Start Provided information

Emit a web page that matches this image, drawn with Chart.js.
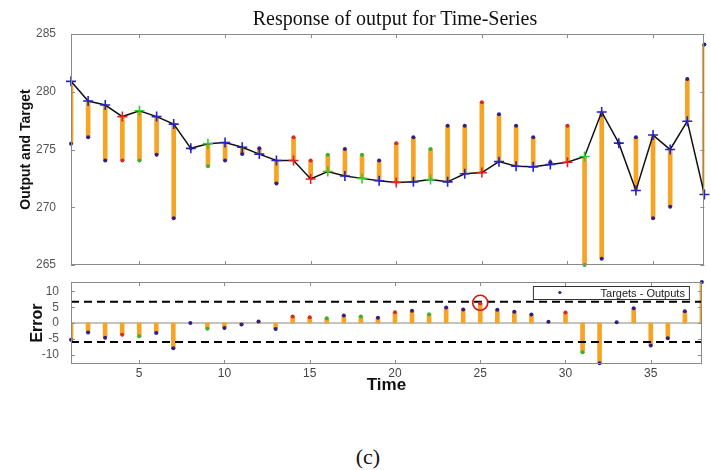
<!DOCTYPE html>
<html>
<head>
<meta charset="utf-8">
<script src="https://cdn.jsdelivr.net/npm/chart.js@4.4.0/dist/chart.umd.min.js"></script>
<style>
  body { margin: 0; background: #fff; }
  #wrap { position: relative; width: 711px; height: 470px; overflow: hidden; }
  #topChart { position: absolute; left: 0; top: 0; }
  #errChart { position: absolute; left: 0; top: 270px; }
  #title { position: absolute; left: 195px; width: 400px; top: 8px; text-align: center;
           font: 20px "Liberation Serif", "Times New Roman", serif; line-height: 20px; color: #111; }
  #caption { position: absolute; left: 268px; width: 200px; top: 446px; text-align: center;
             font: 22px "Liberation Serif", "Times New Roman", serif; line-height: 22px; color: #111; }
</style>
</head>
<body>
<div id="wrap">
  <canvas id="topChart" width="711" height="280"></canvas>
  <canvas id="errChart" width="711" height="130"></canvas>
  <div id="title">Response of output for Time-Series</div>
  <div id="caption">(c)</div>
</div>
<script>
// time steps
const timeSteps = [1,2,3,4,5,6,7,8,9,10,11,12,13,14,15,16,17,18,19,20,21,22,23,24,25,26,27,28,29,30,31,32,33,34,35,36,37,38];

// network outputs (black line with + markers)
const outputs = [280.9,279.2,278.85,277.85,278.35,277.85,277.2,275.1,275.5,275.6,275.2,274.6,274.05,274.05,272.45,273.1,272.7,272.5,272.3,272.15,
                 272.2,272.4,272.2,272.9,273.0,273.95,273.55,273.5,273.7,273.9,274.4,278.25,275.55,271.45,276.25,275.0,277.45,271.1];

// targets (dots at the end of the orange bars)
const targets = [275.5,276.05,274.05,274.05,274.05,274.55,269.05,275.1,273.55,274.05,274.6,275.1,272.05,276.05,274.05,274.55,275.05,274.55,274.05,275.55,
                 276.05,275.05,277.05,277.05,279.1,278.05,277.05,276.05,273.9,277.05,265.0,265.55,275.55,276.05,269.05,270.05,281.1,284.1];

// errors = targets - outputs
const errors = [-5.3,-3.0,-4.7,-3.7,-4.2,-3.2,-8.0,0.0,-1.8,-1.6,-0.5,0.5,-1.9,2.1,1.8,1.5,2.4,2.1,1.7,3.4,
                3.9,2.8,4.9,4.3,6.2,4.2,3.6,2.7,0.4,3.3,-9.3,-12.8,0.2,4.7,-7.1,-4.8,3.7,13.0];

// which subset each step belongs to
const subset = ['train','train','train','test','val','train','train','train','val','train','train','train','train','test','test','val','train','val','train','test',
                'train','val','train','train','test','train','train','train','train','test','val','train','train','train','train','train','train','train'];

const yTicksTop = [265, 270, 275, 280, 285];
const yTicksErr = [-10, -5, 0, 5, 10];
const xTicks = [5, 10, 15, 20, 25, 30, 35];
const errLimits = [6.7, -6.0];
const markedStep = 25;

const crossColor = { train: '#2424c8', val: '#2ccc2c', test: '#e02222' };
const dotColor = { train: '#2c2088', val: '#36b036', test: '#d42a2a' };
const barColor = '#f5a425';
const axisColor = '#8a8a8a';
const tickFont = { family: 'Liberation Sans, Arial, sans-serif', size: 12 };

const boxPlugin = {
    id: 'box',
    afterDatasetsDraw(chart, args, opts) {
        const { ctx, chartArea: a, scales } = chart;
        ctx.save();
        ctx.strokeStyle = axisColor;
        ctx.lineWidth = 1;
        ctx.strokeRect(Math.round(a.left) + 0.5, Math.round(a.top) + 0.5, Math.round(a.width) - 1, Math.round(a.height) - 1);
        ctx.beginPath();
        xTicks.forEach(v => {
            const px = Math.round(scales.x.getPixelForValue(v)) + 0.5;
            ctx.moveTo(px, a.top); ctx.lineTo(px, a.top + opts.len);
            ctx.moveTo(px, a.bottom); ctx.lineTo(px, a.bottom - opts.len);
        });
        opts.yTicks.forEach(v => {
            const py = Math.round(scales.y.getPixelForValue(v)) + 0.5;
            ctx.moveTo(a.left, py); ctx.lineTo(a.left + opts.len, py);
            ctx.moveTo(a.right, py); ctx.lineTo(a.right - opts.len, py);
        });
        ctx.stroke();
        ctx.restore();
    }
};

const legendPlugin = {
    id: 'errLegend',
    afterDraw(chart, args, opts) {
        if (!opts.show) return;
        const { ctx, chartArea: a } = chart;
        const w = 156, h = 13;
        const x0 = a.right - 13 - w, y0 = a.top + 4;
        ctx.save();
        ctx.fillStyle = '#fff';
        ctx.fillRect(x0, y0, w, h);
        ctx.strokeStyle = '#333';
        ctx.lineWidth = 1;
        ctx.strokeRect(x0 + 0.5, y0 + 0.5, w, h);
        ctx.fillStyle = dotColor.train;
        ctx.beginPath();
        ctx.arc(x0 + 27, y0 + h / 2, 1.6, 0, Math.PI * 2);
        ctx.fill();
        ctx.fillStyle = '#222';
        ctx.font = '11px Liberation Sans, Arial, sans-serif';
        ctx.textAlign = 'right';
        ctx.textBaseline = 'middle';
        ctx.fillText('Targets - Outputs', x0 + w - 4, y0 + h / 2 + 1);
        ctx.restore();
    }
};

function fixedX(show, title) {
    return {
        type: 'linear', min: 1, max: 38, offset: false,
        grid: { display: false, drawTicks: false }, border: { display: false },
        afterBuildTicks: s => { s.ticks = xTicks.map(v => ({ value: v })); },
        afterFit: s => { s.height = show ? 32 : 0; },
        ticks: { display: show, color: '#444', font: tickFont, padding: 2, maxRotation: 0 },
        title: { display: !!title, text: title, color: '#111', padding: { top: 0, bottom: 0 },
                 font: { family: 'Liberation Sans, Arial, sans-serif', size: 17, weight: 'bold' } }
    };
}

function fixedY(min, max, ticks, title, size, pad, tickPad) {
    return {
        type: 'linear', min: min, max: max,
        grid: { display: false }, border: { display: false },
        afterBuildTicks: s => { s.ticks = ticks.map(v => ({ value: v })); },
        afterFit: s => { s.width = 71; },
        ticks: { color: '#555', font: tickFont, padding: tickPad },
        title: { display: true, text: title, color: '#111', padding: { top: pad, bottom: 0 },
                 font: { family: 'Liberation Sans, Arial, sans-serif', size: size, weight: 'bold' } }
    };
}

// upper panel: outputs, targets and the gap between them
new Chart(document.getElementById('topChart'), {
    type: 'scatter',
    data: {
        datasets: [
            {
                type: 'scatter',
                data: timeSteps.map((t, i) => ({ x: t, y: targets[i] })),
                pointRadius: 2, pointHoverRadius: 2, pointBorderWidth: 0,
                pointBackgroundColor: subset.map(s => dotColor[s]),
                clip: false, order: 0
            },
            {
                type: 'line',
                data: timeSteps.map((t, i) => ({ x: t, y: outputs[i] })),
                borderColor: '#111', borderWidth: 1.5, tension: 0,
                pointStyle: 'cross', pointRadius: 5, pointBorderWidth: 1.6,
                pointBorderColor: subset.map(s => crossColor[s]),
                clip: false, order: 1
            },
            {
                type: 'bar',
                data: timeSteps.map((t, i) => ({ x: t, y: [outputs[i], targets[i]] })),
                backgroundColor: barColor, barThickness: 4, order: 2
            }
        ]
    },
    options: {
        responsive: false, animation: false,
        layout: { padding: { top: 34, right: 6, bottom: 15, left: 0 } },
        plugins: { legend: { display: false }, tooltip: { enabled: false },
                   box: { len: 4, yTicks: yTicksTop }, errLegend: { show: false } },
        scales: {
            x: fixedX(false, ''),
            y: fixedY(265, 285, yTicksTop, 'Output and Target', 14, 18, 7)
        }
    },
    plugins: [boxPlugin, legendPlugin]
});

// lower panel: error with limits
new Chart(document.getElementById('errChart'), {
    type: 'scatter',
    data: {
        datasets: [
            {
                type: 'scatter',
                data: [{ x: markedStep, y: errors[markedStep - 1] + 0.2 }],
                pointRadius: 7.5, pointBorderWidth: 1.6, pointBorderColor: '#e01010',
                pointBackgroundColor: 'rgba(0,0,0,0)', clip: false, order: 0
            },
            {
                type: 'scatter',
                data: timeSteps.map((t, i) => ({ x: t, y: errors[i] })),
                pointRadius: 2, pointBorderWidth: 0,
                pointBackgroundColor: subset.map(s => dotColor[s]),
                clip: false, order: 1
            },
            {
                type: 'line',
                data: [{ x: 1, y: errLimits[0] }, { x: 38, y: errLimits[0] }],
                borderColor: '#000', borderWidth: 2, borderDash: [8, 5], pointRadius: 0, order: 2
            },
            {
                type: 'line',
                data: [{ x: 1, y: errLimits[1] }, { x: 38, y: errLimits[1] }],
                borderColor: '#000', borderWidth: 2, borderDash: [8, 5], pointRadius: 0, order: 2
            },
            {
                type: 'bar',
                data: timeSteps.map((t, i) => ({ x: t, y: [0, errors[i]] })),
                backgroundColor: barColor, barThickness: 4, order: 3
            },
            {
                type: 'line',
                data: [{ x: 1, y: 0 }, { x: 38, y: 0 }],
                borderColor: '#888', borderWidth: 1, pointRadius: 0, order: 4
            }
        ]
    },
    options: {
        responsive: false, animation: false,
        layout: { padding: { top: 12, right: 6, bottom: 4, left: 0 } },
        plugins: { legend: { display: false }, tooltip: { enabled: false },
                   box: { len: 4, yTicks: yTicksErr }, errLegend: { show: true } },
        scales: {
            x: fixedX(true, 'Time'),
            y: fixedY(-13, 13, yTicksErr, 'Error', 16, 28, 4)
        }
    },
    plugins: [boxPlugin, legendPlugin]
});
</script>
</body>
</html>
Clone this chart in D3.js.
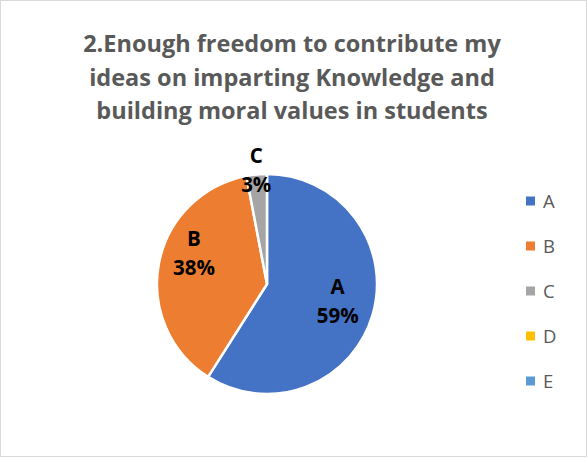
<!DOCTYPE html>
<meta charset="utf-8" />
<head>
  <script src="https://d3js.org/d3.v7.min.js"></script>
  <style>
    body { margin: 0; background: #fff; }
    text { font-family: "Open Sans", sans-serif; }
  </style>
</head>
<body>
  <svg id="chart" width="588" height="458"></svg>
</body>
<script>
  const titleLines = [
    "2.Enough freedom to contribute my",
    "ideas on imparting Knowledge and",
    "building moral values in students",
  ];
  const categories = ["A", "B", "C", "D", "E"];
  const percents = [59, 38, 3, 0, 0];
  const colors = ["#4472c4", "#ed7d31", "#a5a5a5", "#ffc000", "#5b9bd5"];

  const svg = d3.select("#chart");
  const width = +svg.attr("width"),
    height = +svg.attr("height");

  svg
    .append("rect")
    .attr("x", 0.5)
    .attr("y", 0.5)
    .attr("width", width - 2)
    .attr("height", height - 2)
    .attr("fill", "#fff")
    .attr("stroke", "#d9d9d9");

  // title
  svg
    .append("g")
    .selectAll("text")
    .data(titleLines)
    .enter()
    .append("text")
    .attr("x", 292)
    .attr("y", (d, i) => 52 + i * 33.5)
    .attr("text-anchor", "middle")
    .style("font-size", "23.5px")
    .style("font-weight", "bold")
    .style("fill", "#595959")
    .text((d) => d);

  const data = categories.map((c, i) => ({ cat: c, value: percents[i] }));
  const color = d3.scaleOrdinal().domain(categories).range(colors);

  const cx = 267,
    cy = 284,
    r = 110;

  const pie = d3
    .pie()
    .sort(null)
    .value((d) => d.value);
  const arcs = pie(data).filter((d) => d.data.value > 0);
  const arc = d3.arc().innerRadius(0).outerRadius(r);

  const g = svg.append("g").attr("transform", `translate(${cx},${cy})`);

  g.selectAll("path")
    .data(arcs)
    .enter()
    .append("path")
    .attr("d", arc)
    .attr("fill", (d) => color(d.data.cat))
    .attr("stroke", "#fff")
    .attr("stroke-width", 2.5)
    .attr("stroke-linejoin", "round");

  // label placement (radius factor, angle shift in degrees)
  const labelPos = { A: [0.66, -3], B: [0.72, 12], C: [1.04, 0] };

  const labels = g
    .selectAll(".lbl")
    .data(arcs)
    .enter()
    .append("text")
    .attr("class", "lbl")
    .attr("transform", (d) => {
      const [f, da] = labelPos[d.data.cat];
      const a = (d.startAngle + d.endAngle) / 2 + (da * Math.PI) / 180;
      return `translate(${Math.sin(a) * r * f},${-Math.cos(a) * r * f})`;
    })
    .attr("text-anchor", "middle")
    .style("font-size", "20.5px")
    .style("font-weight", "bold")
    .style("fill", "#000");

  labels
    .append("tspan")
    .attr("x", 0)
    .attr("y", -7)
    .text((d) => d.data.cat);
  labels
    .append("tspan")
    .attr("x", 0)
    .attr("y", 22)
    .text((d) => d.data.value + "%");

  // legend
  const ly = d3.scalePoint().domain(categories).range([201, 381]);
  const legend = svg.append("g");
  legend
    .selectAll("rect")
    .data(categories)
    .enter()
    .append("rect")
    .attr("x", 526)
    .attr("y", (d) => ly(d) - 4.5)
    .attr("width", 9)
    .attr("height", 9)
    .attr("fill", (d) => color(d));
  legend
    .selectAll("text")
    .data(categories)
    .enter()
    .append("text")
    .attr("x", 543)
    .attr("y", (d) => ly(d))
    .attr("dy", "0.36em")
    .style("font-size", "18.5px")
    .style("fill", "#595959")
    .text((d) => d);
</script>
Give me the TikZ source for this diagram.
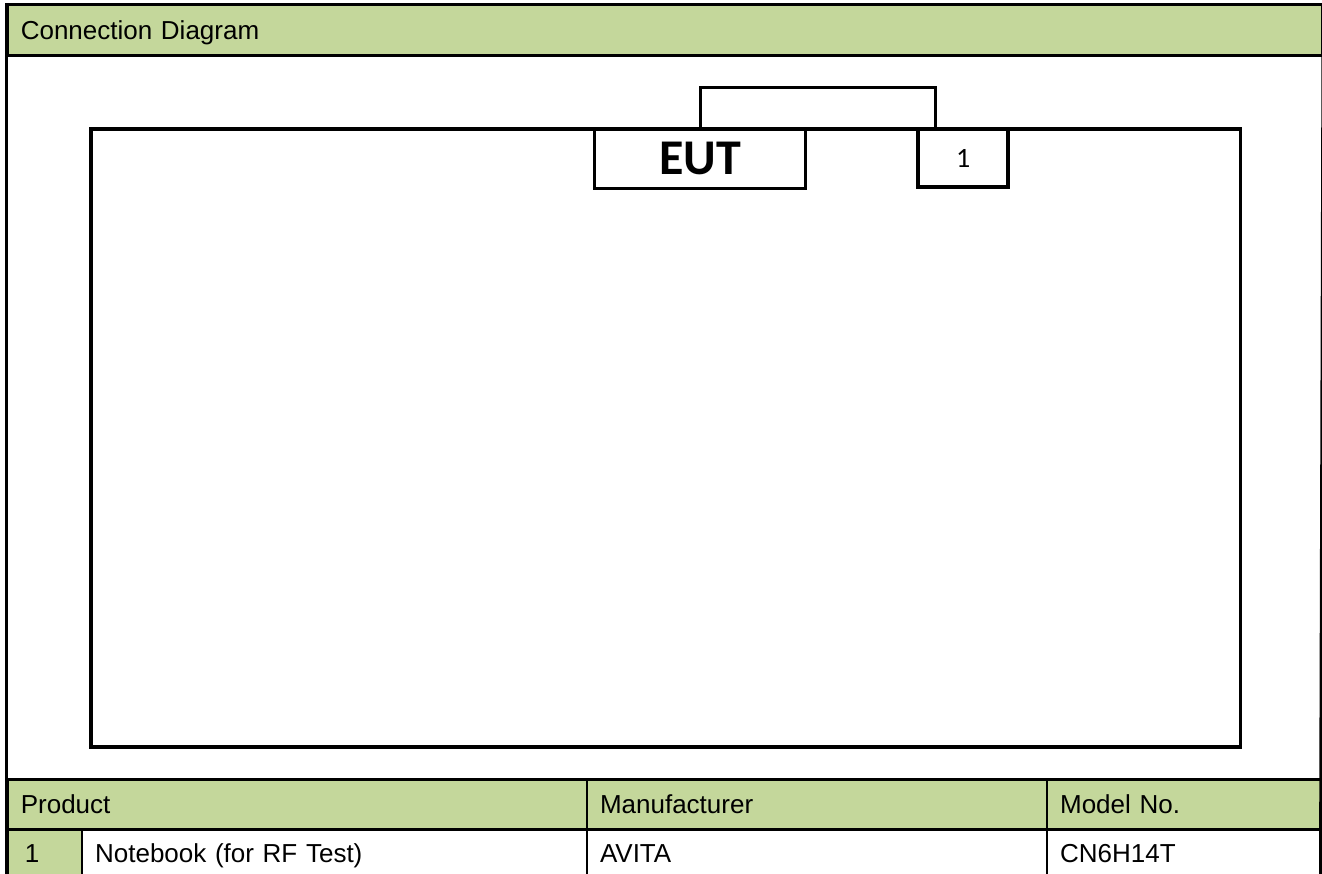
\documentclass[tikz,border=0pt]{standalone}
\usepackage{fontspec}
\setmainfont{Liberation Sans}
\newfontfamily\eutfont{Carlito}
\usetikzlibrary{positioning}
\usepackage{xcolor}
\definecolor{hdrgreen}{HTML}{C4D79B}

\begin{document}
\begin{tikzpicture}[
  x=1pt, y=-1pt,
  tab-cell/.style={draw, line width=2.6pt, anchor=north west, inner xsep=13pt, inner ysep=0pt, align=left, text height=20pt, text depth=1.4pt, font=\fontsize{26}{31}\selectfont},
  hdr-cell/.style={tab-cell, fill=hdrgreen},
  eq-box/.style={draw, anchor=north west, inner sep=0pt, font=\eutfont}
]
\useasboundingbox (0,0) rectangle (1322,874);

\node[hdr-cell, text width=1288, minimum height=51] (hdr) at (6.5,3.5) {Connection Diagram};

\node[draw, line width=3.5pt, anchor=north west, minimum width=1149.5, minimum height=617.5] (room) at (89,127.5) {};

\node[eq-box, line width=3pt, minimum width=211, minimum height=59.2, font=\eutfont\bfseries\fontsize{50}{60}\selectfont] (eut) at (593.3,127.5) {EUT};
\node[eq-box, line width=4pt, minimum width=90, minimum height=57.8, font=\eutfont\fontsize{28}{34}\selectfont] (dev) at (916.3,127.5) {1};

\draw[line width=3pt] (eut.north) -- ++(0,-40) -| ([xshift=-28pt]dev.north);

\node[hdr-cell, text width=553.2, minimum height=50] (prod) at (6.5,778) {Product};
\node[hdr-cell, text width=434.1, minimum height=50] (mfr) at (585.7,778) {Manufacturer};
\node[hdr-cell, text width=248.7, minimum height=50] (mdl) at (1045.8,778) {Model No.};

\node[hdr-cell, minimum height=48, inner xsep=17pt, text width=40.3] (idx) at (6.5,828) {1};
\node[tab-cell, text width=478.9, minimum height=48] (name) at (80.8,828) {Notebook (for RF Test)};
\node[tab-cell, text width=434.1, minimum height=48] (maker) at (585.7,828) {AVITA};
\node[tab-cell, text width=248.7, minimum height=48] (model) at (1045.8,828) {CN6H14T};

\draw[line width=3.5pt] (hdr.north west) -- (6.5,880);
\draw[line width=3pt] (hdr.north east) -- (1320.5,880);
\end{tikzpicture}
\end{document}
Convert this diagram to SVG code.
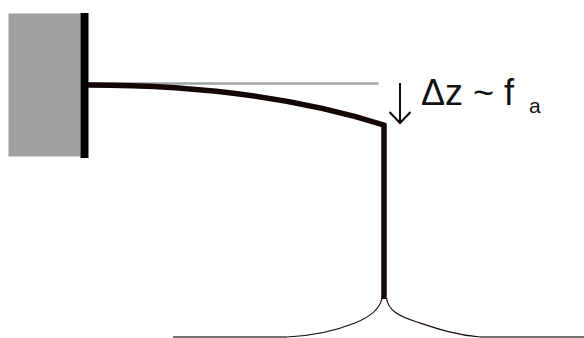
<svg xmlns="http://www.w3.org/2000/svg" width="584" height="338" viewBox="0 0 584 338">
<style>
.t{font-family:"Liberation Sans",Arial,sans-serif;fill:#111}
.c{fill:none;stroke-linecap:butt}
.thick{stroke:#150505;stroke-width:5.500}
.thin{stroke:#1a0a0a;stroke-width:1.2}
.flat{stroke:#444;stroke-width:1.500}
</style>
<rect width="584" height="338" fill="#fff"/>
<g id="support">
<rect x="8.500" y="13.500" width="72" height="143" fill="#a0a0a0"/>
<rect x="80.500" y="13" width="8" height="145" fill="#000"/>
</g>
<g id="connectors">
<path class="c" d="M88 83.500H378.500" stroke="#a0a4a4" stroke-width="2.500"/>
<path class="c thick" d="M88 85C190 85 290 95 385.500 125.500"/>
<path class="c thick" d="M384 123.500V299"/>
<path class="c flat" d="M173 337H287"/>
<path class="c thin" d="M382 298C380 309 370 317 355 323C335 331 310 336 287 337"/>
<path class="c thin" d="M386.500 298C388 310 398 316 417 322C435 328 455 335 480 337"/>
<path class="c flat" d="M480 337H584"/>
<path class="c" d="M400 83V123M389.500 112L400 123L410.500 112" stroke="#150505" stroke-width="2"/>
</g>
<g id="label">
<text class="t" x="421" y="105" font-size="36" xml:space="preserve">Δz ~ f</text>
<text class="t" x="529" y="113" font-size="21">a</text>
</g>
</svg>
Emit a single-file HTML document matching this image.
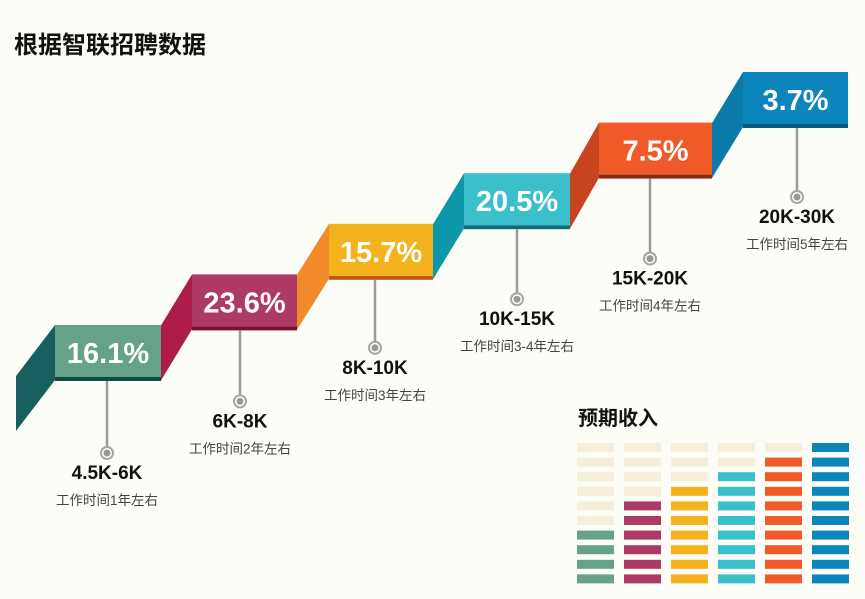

End Provided information

Your goal:
Take the line that contains "Convert this diagram to SVG code." as the first and the last line of the records as the end, and please quote those lines exactly, pictures omitted.

Task response:
Convert this diagram to SVG code.
<svg xmlns="http://www.w3.org/2000/svg" width="584" height="338" viewBox="0 0 584 338">
<style>
.t{font-family:"Liberation Sans",Arial,sans-serif;fill:#111}
.c{fill:none;stroke-linecap:butt}
.thick{stroke:#150505;stroke-width:5.500}
.thin{stroke:#1a0a0a;stroke-width:1.2}
.flat{stroke:#444;stroke-width:1.500}
</style>
<rect width="584" height="338" fill="#fff"/>
<g id="support">
<rect x="8.500" y="13.500" width="72" height="143" fill="#a0a0a0"/>
<rect x="80.500" y="13" width="8" height="145" fill="#000"/>
</g>
<g id="connectors">
<path class="c" d="M88 83.500H378.500" stroke="#a0a4a4" stroke-width="2.500"/>
<path class="c thick" d="M88 85C190 85 290 95 385.500 125.500"/>
<path class="c thick" d="M384 123.500V299"/>
<path class="c flat" d="M173 337H287"/>
<path class="c thin" d="M382 298C380 309 370 317 355 323C335 331 310 336 287 337"/>
<path class="c thin" d="M386.500 298C388 310 398 316 417 322C435 328 455 335 480 337"/>
<path class="c flat" d="M480 337H584"/>
<path class="c" d="M400 83V123M389.500 112L400 123L410.500 112" stroke="#150505" stroke-width="2"/>
</g>
<g id="label">
<text class="t" x="421" y="105" font-size="36" xml:space="preserve">Δz ~ f</text>
<text class="t" x="529" y="113" font-size="21">a</text>
</g>
</svg>
Emit a single-file HTML document matching this image.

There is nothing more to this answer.